La solidaridad, sin embargo, constituye una clave para comprender el alcance de la libertad de las personas. En efecto, lejos de los planteamientos radicalmente individualistas, y consecuentemente utilitaristas, entiendo, porque parto de la dimensión personal del ser humano, que una concepción de la libertad que haga abstracción de la solidaridad, es antisocial y derivadamente crea condiciones de injusticia. En este sentido la libertad, siendo un bien primario, no es un bien absoluto, sino un bien condicionado por el compromiso social necesario, ineludible, para que el hombre pueda realizarse plenamente como hombre.
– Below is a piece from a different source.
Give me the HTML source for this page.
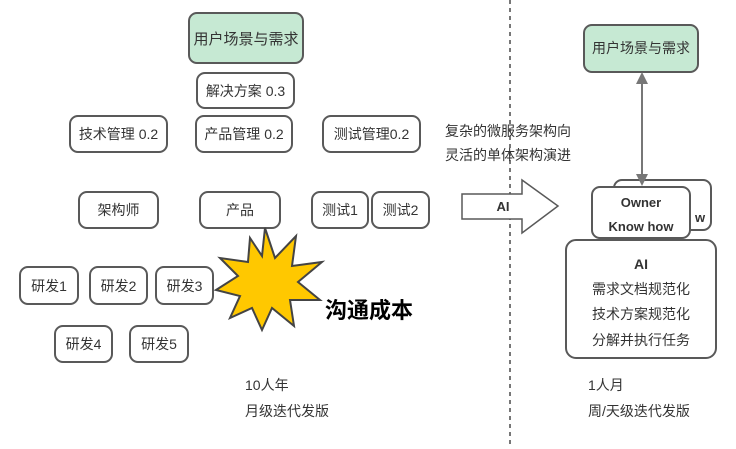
<!DOCTYPE html>
<html><head><meta charset="utf-8"><style>
body{margin:0;width:736px;height:444px;background:#fff;overflow:hidden;font-family:"Liberation Sans","Noto Sans CJK SC",sans-serif;}
</style></head><body>
<svg width="736" height="444" xmlns="http://www.w3.org/2000/svg" font-family="Liberation Sans, Noto Sans CJK SC, sans-serif" font-size="14" fill="#333">
<line x1="510" y1="0" x2="510" y2="444" stroke="#777" stroke-width="2" stroke-dasharray="4,4"/>
<g stroke="#595959" stroke-width="2" fill="#fff">
<rect x="189" y="13" width="114" height="50" rx="8" fill="#c6e9d3"/>
<rect x="197" y="73" width="97" height="35" rx="8"/>
<rect x="70" y="116" width="97" height="36" rx="8"/>
<rect x="196" y="116" width="96" height="36" rx="8"/>
<rect x="323" y="116" width="97" height="36" rx="8"/>
<rect x="79" y="192" width="79" height="36" rx="8"/>
<rect x="200" y="192" width="80" height="36" rx="8"/>
<rect x="312" y="192" width="56" height="36" rx="8"/>
<rect x="372" y="192" width="57" height="36" rx="8"/>
<rect x="20" y="267" width="58" height="37" rx="8"/>
<rect x="90" y="267" width="57" height="37" rx="8"/>
<rect x="156" y="267" width="57" height="37" rx="8"/>
<rect x="55" y="326" width="57" height="36" rx="8"/>
<rect x="130" y="326" width="58" height="36" rx="8"/>
<rect x="584" y="25" width="114" height="47" rx="8" fill="#c6e9d3"/>
<rect x="614" y="180" width="97" height="50" rx="8"/>
<rect x="592" y="187" width="98" height="51" rx="8"/>
<rect x="566" y="240" width="150" height="118" rx="10"/>
<path d="M462 194 H522 V180 L558 206 L522 233 V219 H462 Z" stroke-width="1.5" fill="#fff"/>
</g>
<path d="M265 228 L275 258 L296 236 L292 266 L322 262 L298 282 L320 300 L290 300 L294 326 L272 308 L262 330 L252 308 L230 318 L240 296 L216 290 L238 276 L220 258 L248 262 L250 238 L262 256 Z" fill="#ffc800" stroke="#444" stroke-width="2"/>
<line x1="642" y1="80" x2="642" y2="178" stroke="#777" stroke-width="2"/>
<path d="M636 84 L642 72 L648 84 Z M636 174 L642 186 L648 174 Z" fill="#777"/>
<g text-anchor="middle">
<text x="246" y="44" font-size="15">用户场景与需求</text>
<text x="245.5" y="96">解决方案 0.3</text>
<text x="118.5" y="139">技术管理 0.2</text>
<text x="244" y="139">产品管理 0.2</text>
<text x="371.5" y="139">测试管理0.2</text>
<text x="118.5" y="215">架构师</text>
<text x="240" y="215">产品</text>
<text x="340" y="215">测试1</text>
<text x="400.5" y="215">测试2</text>
<text x="49" y="291">研发1</text>
<text x="118.5" y="291">研发2</text>
<text x="184.5" y="291">研发3</text>
<text x="83.5" y="349">研发4</text>
<text x="159" y="349">研发5</text>
<text x="641" y="53">用户场景与需求</text>
<text x="641" y="207" font-weight="bold" font-size="13">Owner</text>
<text x="641" y="231" font-weight="bold" font-size="13">Know how</text>
<text x="700" y="222" font-weight="bold" font-size="13">w</text>
<text x="641" y="269" font-weight="bold">AI</text>
<text x="641" y="294">需求文档规范化</text>
<text x="641" y="319">技术方案规范化</text>
<text x="641" y="345">分解并执行任务</text>
<text x="503" y="211" font-weight="bold" font-size="13">AI</text>
</g>
<text x="325" y="318" font-size="22" font-weight="bold" fill="#000">沟通成本</text>
<text x="445" y="136">复杂的微服务架构向</text>
<text x="445" y="160">灵活的单体架构演进</text>
<text x="245" y="390">10人年</text>
<text x="245" y="416">月级迭代发版</text>
<text x="588" y="390">1人月</text>
<text x="588" y="416">周/天级迭代发版</text>
</svg>
</body></html>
En otras palabras: si puede afirmarse que la persona es constitutivamente un ser libre, en la misma medida es constitutivamente solidario. Su gran opción moral es vivir libre y solidariamente.

 

Esta forma de acercarse al estudio de la libertad y la solidaridad rompe muchas atávicas y tradicionales teorías que han permitido a lo largo de mucho tiempo que sus defensores más radicales hasta pudieran permitirse, hoy se comprueba tristemente en todo su realismo, un cierto bienestar al que se agarran como a un clavo ardiendo promoviendo con ocasión y sin ella el populismo y la demagogia.

 

Pues bien, la libertad de los demás, en contra del sentir de la cultura individualista insolidaria, no debe tomarse como el límite de mi propia libertad. No es cierto que mi libertad termina donde comienza la libertad de los demás, como si los individuos fuéramos compartimentos estancos, islotes en el todo social.  Se trata más bien de poner el acento en que un entendimiento solidario de las relaciones personales posibilita la ampliación, en cierto modo ilimitada, de nuestra libertad individual. En este sentido -y también podría hacerse esta afirmación con un fundamento utilitarista-, la libertad de los demás es para mí un bien tan preciado como mi propia libertad, no porque de la libertad de los otros dependa la mía propia, sino porque la de los otros es, de alguna manera, constitutiva de mi propia libertad.

 

El gran problema de concebir la libertad en consonancia con la solidaridad, con la dimensión social de la persona, reside en que impide que la actual tecnoestructura pueda mover a su antojo, como marionetas, a unos ciudadanos que son conscientes del sentido de su libertad social para actuar autónomamente, con criterio, al margen de la inyección de consumismo insolidario con la que unos y otros intentan narcotizar y controlar hasta los últimos recodos de la vida social.

 

En fin, el dilema patente que en muchos discursos se manifiesta entre libertad y solidaridad sólo tendrá cumplida solución en el ámbito personal, ya que se trata en definitiva de un dilema moral que no puede ser resuelto en el orden teórico o de los principios sino sólo en el de la acción. En el orden político, la solución pasa por el equilibrio y la ponderación. Una solidaridad forzada, que ahogara el espacio real de libertad, sería tan nefasta para la vida social como una libertad expandida que no dejara márgenes a la solidaridad, o que la redujera tan solo a una solidaridad de dimensiones exclusivamente económicas. No es una solidaridad formal, impuesta con los resortes coactivos del Estado lo que interesa, sino una solidaridad basada en el sentir auténtico de la inmensa mayoría de los hombres y mujeres, en el sentir de ciudadanos solidarios.